Retype everything from the line that contains "Write a web" down to the line that contains "const y = d3.scaleLinear().domain([0,80]).range([pBottom,pTop]);", inclusive, without altering or adding anything.

» DATA FOR THE TASK
==========
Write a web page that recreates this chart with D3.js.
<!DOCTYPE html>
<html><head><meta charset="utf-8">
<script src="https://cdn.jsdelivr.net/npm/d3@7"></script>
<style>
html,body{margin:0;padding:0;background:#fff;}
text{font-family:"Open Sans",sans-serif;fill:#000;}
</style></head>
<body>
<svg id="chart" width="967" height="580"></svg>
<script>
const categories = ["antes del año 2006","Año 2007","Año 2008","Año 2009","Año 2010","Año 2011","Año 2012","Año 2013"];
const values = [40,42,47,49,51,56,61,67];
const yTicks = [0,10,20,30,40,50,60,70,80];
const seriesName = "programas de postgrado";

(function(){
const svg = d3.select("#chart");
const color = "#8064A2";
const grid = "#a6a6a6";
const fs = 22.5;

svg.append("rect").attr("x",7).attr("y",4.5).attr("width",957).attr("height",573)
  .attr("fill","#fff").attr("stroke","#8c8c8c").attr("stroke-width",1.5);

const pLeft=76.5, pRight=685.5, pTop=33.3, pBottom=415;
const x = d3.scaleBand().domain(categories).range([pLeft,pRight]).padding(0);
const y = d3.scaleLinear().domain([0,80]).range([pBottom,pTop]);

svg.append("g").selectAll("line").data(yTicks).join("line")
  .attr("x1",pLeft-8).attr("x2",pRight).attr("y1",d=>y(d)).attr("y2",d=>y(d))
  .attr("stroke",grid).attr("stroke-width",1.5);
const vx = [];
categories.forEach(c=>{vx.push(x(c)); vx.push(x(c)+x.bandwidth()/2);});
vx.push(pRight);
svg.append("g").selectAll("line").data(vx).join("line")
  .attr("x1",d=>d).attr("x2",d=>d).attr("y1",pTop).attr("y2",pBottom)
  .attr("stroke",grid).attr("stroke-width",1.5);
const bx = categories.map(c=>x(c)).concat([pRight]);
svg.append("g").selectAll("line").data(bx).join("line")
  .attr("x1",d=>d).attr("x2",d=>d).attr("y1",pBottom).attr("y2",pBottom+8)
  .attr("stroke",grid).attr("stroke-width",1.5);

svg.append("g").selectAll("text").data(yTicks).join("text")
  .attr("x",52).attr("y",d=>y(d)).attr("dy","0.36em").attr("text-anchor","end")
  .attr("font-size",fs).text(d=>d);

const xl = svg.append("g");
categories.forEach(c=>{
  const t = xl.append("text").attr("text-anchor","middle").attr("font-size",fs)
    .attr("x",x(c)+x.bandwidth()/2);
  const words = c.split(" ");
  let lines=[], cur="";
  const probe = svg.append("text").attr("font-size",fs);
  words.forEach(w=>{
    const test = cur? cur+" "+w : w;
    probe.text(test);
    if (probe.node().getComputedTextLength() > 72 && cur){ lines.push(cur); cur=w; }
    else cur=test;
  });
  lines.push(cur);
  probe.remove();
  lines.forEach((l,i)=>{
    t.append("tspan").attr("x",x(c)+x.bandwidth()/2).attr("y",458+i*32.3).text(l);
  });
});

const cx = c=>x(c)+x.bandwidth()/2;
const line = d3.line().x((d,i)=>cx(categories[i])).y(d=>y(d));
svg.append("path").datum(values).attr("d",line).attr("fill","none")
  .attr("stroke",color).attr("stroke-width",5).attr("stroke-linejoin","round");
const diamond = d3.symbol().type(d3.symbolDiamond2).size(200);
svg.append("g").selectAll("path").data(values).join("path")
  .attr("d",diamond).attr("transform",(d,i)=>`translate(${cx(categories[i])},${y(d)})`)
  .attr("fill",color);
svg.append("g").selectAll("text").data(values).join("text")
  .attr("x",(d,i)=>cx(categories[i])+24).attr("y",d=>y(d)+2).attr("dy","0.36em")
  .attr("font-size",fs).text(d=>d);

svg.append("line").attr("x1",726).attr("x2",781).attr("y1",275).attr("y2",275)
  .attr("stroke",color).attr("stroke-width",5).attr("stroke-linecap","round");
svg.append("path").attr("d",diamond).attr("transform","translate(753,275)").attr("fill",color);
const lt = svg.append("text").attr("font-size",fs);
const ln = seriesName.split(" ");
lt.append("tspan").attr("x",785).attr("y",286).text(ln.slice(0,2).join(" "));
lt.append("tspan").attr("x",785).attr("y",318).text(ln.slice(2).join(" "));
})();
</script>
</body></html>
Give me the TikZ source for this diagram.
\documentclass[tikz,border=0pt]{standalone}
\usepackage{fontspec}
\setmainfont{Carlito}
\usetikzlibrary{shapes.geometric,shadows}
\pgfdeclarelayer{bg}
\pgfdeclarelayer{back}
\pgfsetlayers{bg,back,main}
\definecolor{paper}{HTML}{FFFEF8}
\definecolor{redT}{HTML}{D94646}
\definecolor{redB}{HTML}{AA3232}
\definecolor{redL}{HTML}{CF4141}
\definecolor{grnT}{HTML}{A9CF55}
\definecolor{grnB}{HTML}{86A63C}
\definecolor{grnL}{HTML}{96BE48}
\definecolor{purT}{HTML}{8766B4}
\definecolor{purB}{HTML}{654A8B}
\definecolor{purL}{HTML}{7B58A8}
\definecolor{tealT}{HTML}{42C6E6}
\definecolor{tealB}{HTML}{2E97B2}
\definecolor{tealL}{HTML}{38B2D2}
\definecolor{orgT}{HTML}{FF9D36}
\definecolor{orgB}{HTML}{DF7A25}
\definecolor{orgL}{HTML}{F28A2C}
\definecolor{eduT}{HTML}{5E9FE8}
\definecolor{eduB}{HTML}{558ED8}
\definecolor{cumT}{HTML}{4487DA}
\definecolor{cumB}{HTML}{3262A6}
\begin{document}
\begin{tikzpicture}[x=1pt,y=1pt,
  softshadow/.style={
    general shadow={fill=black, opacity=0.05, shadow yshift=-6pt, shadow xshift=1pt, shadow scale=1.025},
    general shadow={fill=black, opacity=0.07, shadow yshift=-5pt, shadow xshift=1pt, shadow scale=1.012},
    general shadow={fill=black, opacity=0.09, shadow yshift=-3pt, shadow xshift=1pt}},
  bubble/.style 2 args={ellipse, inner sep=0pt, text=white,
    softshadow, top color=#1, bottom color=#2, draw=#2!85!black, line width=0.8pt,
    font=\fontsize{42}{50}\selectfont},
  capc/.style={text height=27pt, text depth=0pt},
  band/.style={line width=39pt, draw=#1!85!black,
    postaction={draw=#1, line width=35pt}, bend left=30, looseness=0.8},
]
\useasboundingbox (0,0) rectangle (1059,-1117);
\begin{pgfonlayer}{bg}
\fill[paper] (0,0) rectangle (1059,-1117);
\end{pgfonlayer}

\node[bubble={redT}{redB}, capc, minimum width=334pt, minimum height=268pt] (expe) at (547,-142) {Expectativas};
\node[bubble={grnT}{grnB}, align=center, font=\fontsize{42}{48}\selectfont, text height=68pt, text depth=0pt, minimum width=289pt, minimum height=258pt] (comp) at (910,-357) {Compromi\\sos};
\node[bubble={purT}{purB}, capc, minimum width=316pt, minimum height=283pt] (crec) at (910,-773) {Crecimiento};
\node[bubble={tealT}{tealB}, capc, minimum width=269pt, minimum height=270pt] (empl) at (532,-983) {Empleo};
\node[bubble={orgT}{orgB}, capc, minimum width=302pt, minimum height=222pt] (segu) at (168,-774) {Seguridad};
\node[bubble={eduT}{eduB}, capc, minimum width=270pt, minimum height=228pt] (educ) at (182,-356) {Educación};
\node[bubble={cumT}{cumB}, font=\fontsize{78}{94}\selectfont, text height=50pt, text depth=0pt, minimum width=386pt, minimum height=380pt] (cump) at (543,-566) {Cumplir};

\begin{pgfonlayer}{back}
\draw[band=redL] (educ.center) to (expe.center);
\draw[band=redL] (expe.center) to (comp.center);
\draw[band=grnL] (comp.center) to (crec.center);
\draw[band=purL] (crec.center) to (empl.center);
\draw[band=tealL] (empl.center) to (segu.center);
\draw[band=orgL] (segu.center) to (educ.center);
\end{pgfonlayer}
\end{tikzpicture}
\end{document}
==========
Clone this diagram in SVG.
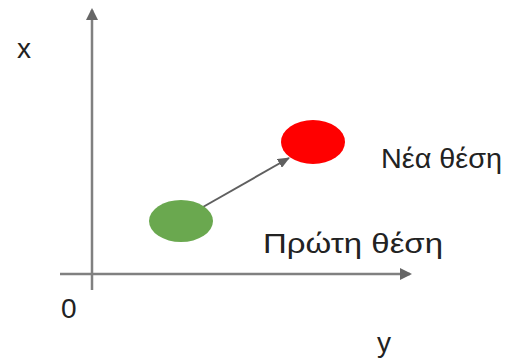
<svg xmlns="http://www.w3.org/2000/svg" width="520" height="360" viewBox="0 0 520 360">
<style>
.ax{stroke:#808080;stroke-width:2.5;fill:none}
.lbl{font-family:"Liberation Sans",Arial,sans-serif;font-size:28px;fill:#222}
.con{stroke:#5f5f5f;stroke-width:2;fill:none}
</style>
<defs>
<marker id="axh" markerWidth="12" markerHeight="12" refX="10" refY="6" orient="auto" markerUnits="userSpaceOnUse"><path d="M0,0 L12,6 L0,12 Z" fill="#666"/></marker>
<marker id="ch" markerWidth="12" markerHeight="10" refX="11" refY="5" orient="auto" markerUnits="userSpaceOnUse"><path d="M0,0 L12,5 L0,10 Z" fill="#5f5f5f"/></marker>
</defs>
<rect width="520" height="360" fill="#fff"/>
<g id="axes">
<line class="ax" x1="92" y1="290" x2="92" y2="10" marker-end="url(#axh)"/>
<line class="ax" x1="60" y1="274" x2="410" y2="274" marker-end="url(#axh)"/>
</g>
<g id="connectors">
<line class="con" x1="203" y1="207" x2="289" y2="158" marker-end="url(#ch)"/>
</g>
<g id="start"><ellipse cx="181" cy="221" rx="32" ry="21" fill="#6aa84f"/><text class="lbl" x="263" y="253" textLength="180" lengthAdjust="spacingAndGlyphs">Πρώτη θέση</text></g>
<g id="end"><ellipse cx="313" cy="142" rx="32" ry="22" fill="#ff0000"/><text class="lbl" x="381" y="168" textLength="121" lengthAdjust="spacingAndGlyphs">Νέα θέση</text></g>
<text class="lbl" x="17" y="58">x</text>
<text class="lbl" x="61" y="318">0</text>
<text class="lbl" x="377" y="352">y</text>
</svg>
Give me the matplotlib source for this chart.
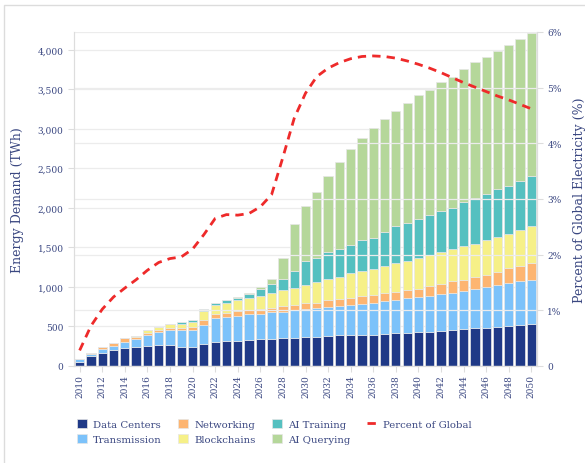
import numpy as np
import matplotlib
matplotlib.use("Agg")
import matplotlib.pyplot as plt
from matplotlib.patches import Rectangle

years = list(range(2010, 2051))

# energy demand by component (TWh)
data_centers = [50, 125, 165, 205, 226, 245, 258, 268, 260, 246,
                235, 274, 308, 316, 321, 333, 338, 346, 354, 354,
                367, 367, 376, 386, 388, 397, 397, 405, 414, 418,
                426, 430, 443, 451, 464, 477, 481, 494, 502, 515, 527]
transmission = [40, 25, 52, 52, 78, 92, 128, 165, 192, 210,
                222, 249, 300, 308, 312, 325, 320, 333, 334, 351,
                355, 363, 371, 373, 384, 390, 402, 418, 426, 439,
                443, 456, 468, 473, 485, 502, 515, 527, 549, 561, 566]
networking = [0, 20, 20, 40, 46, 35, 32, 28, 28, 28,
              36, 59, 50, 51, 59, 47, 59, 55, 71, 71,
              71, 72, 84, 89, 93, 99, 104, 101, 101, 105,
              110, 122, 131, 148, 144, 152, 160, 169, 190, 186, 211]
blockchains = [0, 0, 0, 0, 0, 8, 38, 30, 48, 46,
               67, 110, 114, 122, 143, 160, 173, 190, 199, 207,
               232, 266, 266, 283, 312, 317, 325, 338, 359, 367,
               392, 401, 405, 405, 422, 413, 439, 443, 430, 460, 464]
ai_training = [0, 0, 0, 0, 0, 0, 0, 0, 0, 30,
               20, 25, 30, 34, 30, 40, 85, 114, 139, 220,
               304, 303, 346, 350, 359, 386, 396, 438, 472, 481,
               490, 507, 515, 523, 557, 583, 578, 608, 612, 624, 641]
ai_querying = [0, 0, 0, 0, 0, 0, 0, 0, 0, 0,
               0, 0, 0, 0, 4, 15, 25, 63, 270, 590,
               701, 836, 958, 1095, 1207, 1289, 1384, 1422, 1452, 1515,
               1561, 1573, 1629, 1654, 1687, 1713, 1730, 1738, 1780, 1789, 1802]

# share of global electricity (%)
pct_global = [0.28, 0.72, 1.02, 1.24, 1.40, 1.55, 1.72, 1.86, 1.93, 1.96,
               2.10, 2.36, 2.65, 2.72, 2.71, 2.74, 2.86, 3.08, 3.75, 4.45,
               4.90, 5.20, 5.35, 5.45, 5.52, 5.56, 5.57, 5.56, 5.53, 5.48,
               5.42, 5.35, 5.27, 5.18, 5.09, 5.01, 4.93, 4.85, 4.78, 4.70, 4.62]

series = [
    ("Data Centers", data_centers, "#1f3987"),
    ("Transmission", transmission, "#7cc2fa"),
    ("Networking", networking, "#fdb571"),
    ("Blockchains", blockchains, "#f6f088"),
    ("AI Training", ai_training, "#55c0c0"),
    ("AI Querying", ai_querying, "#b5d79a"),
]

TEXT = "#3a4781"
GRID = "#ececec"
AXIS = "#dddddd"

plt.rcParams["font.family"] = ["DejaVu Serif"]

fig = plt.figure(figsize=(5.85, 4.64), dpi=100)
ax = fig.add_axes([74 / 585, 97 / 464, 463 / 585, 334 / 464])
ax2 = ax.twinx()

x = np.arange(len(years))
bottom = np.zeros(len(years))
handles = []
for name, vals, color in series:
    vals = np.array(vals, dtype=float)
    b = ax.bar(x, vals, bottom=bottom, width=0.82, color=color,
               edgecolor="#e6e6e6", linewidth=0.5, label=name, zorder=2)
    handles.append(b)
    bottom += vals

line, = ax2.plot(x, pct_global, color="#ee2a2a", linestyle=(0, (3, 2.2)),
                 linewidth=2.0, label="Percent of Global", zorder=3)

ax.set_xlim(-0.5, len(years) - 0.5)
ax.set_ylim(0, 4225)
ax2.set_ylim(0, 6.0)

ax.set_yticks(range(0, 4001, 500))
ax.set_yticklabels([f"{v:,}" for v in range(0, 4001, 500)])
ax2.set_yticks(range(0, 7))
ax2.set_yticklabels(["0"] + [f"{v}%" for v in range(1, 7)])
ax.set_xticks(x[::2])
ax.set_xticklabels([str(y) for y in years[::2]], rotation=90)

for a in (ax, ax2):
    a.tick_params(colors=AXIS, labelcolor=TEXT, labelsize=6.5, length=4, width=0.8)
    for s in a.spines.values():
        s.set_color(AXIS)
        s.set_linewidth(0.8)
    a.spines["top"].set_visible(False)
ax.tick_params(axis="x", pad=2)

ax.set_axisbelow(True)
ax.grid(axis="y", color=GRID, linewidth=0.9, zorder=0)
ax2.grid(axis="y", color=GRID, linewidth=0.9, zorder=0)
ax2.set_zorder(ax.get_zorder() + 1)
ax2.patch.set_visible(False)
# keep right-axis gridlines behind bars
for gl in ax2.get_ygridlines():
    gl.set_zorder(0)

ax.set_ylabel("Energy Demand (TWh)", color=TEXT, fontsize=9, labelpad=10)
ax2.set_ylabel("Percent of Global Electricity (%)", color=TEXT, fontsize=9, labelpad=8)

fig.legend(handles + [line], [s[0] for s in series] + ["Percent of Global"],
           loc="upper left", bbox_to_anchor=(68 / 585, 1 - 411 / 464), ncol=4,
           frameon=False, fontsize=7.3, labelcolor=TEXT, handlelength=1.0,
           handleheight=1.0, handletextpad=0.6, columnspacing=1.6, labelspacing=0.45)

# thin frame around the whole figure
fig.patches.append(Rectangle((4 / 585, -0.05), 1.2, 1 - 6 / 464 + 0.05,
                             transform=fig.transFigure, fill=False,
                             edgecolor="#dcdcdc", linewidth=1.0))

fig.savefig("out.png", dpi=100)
==========
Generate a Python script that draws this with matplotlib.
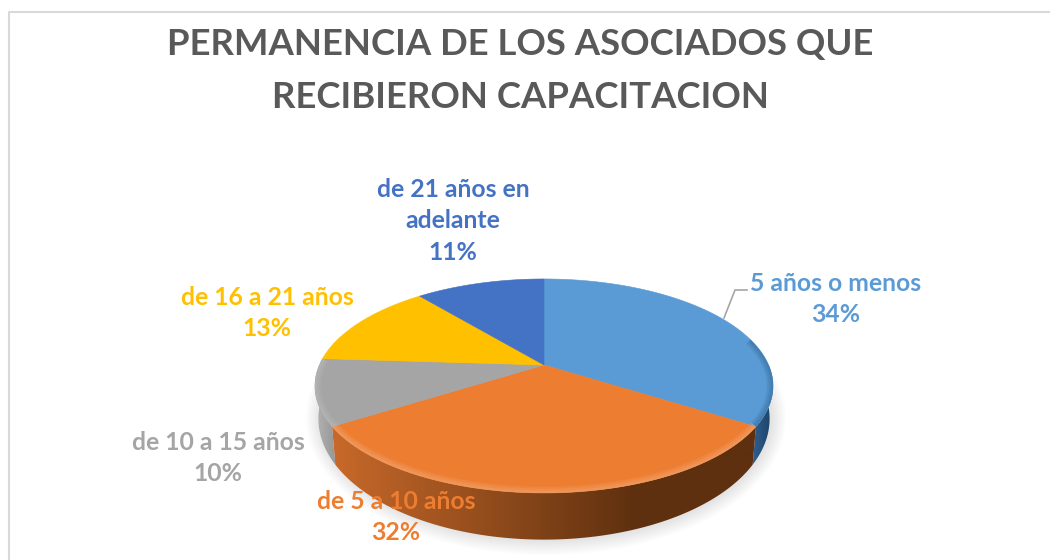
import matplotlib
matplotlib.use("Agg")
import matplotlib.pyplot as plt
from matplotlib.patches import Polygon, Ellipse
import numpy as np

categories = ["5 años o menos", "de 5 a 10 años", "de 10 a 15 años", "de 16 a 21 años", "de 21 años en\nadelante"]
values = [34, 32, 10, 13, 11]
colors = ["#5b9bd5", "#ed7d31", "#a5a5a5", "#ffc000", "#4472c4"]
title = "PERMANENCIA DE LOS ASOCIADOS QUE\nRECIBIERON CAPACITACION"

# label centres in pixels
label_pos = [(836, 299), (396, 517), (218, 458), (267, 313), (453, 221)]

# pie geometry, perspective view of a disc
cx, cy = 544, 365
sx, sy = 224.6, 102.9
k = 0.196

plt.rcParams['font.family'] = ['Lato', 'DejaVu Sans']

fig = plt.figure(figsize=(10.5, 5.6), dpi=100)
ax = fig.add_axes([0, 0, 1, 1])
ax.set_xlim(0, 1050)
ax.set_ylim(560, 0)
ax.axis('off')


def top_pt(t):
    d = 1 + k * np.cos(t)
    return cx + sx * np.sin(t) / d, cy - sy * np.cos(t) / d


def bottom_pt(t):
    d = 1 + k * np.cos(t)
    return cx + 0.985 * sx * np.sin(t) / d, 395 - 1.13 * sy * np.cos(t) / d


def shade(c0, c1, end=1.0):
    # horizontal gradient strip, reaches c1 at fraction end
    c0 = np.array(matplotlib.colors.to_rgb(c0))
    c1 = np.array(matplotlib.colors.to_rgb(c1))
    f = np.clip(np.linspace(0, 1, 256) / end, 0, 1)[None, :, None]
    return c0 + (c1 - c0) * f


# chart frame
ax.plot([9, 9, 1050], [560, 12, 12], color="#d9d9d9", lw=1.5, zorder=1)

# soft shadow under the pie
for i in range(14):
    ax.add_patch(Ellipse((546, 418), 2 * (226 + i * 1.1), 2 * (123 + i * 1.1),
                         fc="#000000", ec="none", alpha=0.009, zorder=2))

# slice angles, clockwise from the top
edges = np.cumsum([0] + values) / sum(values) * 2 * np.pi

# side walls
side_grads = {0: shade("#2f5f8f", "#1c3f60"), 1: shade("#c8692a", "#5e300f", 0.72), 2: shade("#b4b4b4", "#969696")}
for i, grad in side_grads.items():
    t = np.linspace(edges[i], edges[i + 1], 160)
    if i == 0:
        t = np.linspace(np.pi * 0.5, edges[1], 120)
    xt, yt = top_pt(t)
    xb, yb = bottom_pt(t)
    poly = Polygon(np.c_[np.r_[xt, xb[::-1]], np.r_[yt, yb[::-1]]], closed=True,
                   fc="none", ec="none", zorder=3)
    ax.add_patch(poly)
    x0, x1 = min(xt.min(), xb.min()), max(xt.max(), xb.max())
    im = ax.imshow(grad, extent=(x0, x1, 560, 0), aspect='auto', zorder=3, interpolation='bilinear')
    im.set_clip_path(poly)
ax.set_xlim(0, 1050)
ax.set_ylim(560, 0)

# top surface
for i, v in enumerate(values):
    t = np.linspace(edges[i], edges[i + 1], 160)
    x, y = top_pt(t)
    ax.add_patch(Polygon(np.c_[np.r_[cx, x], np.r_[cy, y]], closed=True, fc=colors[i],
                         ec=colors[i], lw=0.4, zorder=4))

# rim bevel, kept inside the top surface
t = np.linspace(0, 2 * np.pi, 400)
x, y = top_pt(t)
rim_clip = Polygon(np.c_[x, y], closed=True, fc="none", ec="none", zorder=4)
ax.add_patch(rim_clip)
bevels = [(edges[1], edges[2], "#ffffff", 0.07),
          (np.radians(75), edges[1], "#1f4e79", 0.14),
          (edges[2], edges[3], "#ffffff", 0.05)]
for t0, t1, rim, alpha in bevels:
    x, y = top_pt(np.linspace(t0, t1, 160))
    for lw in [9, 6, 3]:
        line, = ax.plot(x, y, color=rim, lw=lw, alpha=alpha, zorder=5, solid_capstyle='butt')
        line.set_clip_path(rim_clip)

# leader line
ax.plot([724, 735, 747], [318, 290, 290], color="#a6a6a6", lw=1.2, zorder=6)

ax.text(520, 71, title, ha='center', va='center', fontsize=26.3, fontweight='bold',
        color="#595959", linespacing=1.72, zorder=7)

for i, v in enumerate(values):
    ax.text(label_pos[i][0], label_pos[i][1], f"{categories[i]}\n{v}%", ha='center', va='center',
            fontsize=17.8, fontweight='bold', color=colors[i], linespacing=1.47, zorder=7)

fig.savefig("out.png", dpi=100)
==========
» WRITTEN RESPONSE
Write a web page that recreates this chart with D3.js.
<!DOCTYPE html>
<html><head><meta charset="utf-8">
<script src="https://cdn.jsdelivr.net/npm/d3@7"></script>
<style>
html,body{margin:0;padding:0;background:#fff;}
text{font-family:"Open Sans",sans-serif;fill:#000;}
</style></head>
<body>
<svg id="chart" width="967" height="580"></svg>
<script>
const categories = ["antes del año 2006","Año 2007","Año 2008","Año 2009","Año 2010","Año 2011","Año 2012","Año 2013"];
const values = [40,42,47,49,51,56,61,67];
const yTicks = [0,10,20,30,40,50,60,70,80];
const seriesName = "programas de postgrado";

(function(){
const svg = d3.select("#chart");
const color = "#8064A2";
const grid = "#a6a6a6";
const fs = 22.5;

svg.append("rect").attr("x",7).attr("y",4.5).attr("width",957).attr("height",573)
  .attr("fill","#fff").attr("stroke","#8c8c8c").attr("stroke-width",1.5);

const pLeft=76.5, pRight=685.5, pTop=33.3, pBottom=415;
const x = d3.scaleBand().domain(categories).range([pLeft,pRight]).padding(0);
const y = d3.scaleLinear().domain([0,80]).range([pBottom,pTop]);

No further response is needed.